DISASTER RESPONSEAmid Multiple Disasters, FEMA Faces Funding Challenges, Misinformation, and Politicization
Congress gave the agency enough money to last the year. But back-to-back hurricanes are stretching resources thin. Moreover, in the wake of Helene and Milton, FEMA has faced a barrage of brazen lies and distortions concocted by Donald Trump and amplified by his supporters about disaster relief dollars being misused and redirected toward housing migrants.
The Federal Emergency Management Agency, the U.S. agency in charge of disaster relief, is facing financial and staffing challenges ahead of Hurricane Milton’s arrival in Florida — as additional disaster funding gets tied up in partisan power-jockeying in Washington.
Parts of Florida’s Gulf Coast are bracing for a Category 3 hurricane just two weeks after Hurricane Helene made landfall, devastating much of the state’s Panhandle region and southern Appalachia. Nearly a dozen counties in Florida have received evacuation orders to prepare for Hurricane Milton, which stunned meteorologists with its extreme rapid intensification and is expected to make landfall Wednesday night.
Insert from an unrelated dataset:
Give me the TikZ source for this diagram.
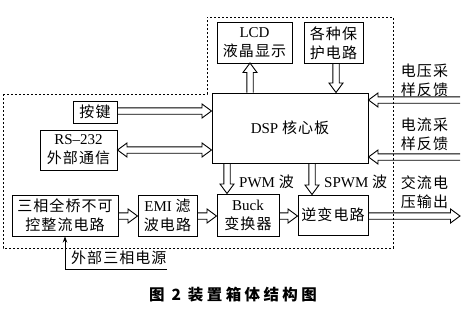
\documentclass[tikz,border=0pt]{standalone}
\usepackage{fontspec}
\setmainfont{Liberation Serif}
\newfontfamily\cjkf[LetterSpace=7]{Noto Sans CJK SC}
\newfontfamily\cjkcap[LetterSpace=22]{Noto Sans CJK SC}
\usetikzlibrary{calc,arrows.meta}
\newcommand\zh[1]{{\cjkf\fontsize{15}{19}\selectfont #1}}
\newcommand\asw{3.2pt}
\newcommand\ahw{7pt}
\newcommand\ahl{9.5pt}
\newcommand\harrow[2]{%
  \path ($(#2)!\ahl!(#1)$) coordinate (hb);
  \draw[arr] ($(#1)!\asw!90:(#2)$) -- ($(hb)!\asw!90:(#2)$) -- ($(hb)!\ahw!90:(#2)$) -- (#2)
    -- ($(hb)!\ahw!-90:(#2)$) -- ($(hb)!\asw!-90:(#2)$) -- ($(#1)!\asw!-90:(#2)$);}
\newcommand\dharrow[2]{%
  \path ($(#2)!\ahl!(#1)$) coordinate (hb);
  \path ($(#1)!\ahl!(#2)$) coordinate (ha);
  \draw[arr] (#1) -- ($(ha)!\ahw!90:(#2)$) -- ($(ha)!\asw!90:(#2)$) -- ($(hb)!\asw!90:(#2)$)
    -- ($(hb)!\ahw!90:(#2)$) -- (#2) -- ($(hb)!\ahw!-90:(#2)$) -- ($(hb)!\asw!-90:(#2)$)
    -- ($(ha)!\asw!-90:(#2)$) -- ($(ha)!\ahw!-90:(#2)$) -- cycle;}
\tikzset{
  box/.style={draw, line width=1pt, inner sep=0pt, align=center,
    font=\fontsize{15}{19}\selectfont},
  arr/.style={line width=0.9pt, line join=miter},
  lbl/.style={inner sep=0pt, align=center, font=\fontsize{15}{19}\selectfont},
  border/.style={line width=0.75pt, dash pattern=on 2.4pt off 1.6pt},
}
\begin{document}
\begin{tikzpicture}[x=1pt,y=-1pt]
\useasboundingbox (0,0) rectangle (473,313);
% dashed enclosure
\draw[border] (3,94) -- (207,94) -- (207,17) -- (393,17) -- (393,248) -- (3,248) -- cycle;
% boxes
\node[box, minimum width=75pt, minimum height=40pt] (lcd) at (254.5,43) {LCD\\\zh{液晶显示}};
\node[box, minimum width=59pt, minimum height=40pt] (prot) at (333.5,43) {\zh{各种保}\\\zh{护电路}};
\node[box, minimum width=44pt, minimum height=22pt] (key) at (95,112) {\zh{按键}};
\node[box, minimum width=77pt, minimum height=40pt] (rs) at (78.5,150) {RS–232\\\zh{外部通信}};
\node[box, minimum width=156pt, minimum height=70pt] (dsp) at (290,128) {DSP \zh{核心板}};
\node[box, minimum width=106pt, minimum height=41pt] (rect) at (65,215.5) {\zh{三相全桥不可}\\\zh{控整流电路}};
\node[box, minimum width=59pt, minimum height=41pt] (emi) at (167.5,215.5) {EMI \zh{滤}\\\zh{波电路}};
\node[box, minimum width=62pt, minimum height=42pt] (buck) at (248,215) {Buck\\\zh{变换器}};
\node[box, minimum width=70pt, minimum height=40pt] (inv) at (333,215) {\zh{逆变电路}};
% labels
\node[lbl] (vfb) at (424.5,80) {\zh{电压采}\\\zh{样反馈}};
\node[lbl] (ifb) at (424.5,134) {\zh{电流采}\\\zh{样反馈}};
\node[lbl] (acout) at (424.5,192) {\zh{交流电}\\\zh{压输出}};
\node[lbl, anchor=west] (pwm) at (239,182) {PWM \zh{波}};
\node[lbl, anchor=west] (spwm) at (324,182) {SPWM \zh{波}};
\node[lbl, anchor=west] (ext) at (71,258) {\zh{外部三相电源}};
\node[inner sep=0pt] (cap) at (233,295) {\cjkcap\bfseries\fontsize{15.5}{18}\selectfont 图 2 装置箱体结构图};
% connector end points
\path (250,63) coordinate (l1) (l1 |- dsp.north) coordinate (l0);
\path (336,63) coordinate (p0) (p0 |- dsp.north) coordinate (p1);
\path (117,111) coordinate (k0) (k0 -| dsp.west) coordinate (k1);
\path (rs.east) coordinate (r0) (r0 -| dsp.west) coordinate (r1);
\path (460,100) coordinate (v0) (v0 -| dsp.east) coordinate (v1);
\path (460,157) coordinate (i0) (i0 -| dsp.east) coordinate (i1);
\path (227,163) coordinate (b0) (b0 |- buck.north) coordinate (b1);
\path (312,163) coordinate (s0) (s0 |- inv.north) coordinate (s1);
\path (118,216) coordinate (e0) (e0 -| emi.west) coordinate (e1);
\path (197,216) coordinate (f0) (f0 -| buck.west) coordinate (f1);
\path (279,216) coordinate (g0) (g0 -| inv.west) coordinate (g1);
\path (368,216) coordinate (o0) (460,216) coordinate (o1);
\path (167,269) coordinate (x0);
% hollow arrows
\harrow{l0}{l1}
\harrow{p0}{p1}
\harrow{k0}{k1}
\dharrow{r0}{r1}
\harrow{v0}{v1}
\harrow{i0}{i1}
\harrow{b0}{b1}
\harrow{s0}{s1}
\harrow{e0}{e1}
\harrow{f0}{f1}
\harrow{g0}{g1}
\harrow{o0}{o1}
% external supply
\draw[line width=0.8pt, -{Stealth[length=6pt,width=4.5pt]}] (x0) -- (x0 -| rect.south) -- (rect.south);
\end{tikzpicture}
\end{document}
The one-two punch of back-to-back hurricanes is straining federal disaster relief resources. As FEMA contends with Helene recovery as well as wildfires blazing across the West, only 8 percent of the agency’s incident management staff is available to respond to new disasters, according to its daily operations briefing for Wednesday.
FEMA faced funding problems well before Helene came along: In a report on the state of the agency’s disaster relief fund from the end of August, FEMA projected it would hit a deficit the following month. A few weeks later, in September, Congress allocated $20 billion to the emergency agency as part of a stopgap spending bill meant to avoid a government shutdown.